MISA SYUKUR INKULTURASI SUNDA CIGUGUR
Masyarakat “Sunda Katolik” Cigugur
Menjadi Katolik, sepertinya adalah hal yang kurang lumrah bagi sebagian masyarakat Sunda. Hal tersebut dianggap merupakan hal yang kurang lazim dalam komunitas Sunda. Terlebih setelah masyarakat Parahyangan seolah “diislamisasi” pasca runtuhnya Kerajaan Hindu-Buddha di Tanah Padjajaran. Sudah tertanam sejak lama bahwa “urang Sunda” identik dengan Islam.
Tapi hal ini sepertinya tidak berlaku bagi masyarakat Cigugur, Kuningan. Khususnya “urang Sunda” mantan pengikut Agama Djawa Sunda yang menjadi umat Katolik, dikenal pula sebagai Madraisme karena mengambil nama pendirinya, Pangeran Madrais Alibasa Widjaja Ningrat, yang dipercaya sebagai keturunan Sultan Gebang Pangeran Alibasa I.
Bagi masyarakat Sunda (eks-ADS), peristiwa menjadi Katolik dikenal sebagai “Peristiwa Cigugur” (Sejarah Gereja Katolik Indonesia, 1974:834-838), yakni sejak organisasi ADS dibubarkan oleh Pangeran Tedja Buana, cucu Pangeran Madrais, pemimpin ADS, pada 21 September 1964, dilanjutkan dengan pendaftaran ribuan warga eks-ADS untuk masuk Katolik di sejumlah paroki di Keuskupan Bandung.
Pembubaran ADS oleh Pangeran Tedja Buana dimulai dengan pemaknaan atas wahyu “Camara Bodas”, yang berbunyi: “isuk jaganing géto anjeun baris nyalindung handapeun camara bodas anu bakal ngabébérés alam dunya” (= “esok di kemudian hari engkau akan berlindung di bawah cemara putih yang akan menata alam dunia”). Pemaknaan wahyu oleh Pangeran Tedja Buana adalah dengan memaknai “Camara Bodas” sebagai “Kristus”. Dalam konteks masyarakat eks-ADS ketika itu, berlindung kepada Kristus berarti mencari keselamatan.

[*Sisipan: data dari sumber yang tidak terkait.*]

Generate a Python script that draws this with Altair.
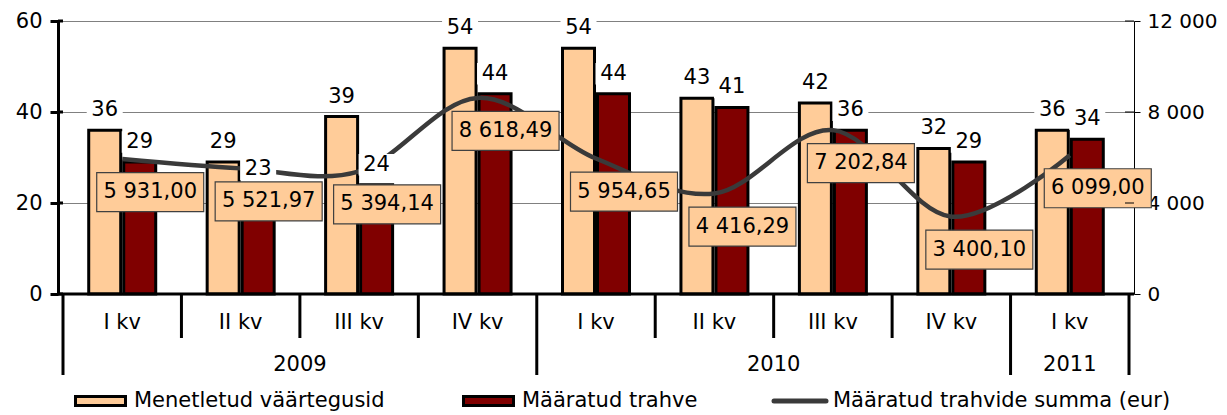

Sejak awal, karya misi di tengah masyarakat Sunda (eks-ADS) sudah mencerminkan penghargaan terhadap budaya setempat. Sejumlah misionaris dari Ordo Sanctae Crucis (OSC), di antaranya dari Belanda, sudah mulai menggali persoalan budaya. Penerjemahan teks Misa bahasa Latin ke bahasa Sunda dikerjakan saat itu, atas izin Uskup Bandung Mgr P.M. Arntz OSC, padahal gaung Konsili Vatikan II (1962-1965) yang memungkinkan penggunaan bahasa setempat dalam Misa belum sampai ke pelosok wilayah misi tersebut.
Selain penggunaan bahasa Sunda dalam liturgi, juga digunakan lagu-lagu Sunda, serta peralatan gamelan untuk mengiringi lagu-lagu liturgis tersebut. Salah satu Misa yang mencerminkan unsur kesundaan yang kental adalah Misa Rayagungan, yang diselenggarakan setiap tanggal 22 Rayagung, sebagai akomodasi terhadap hasrat umat Katolik eks-ADS yang ingin merayakan Pesta Nutu atau Upacara Seren Taun, yakni perayaan syukur atas hasil tani yang berlimpah, secara Katolik tentunya.
Kristus yang dipercaya sebagai Sang Penata Alam Dunia oleh Gereja eks-ADS adalah Kristus yang bangkit. Paskah bagi Gereja eks-ADS adalah perayaan kemenangan atas kepercayaannya, karena Kristus yang bangkit itu. Namun, Kristus yang bangkit itu adalah Kristus yang semula menderita, yang harus memikul salib-Nya dan mati disalib demi keselamatan umat-Nya. Kristus inilah sang “Camara Bodas” yang kepada-Nya Gereja eks-ADS berlindung hingga saat ini.
Di tengah arus globalisasi yang melanda, Gereja eks-ADS dapat saja mencabut masyarakat setempat dari kultur yang semula mereka hidupi, tetapi Kristus diharapkan mampu menjadi pelindung Gereja-Nya. Dalam konteks demikian, merayakan Paskah bagi Gereja dapat berarti merayakan kembalinya harapan akan keselamatan bagi manusia yang mencarinya. Sehingga, beriman kepada Kristus berarti juga mengakarkan Injil dan harapan dalam budaya yang dianut dan dihidupi sehari-hari sebagai inkulturasi.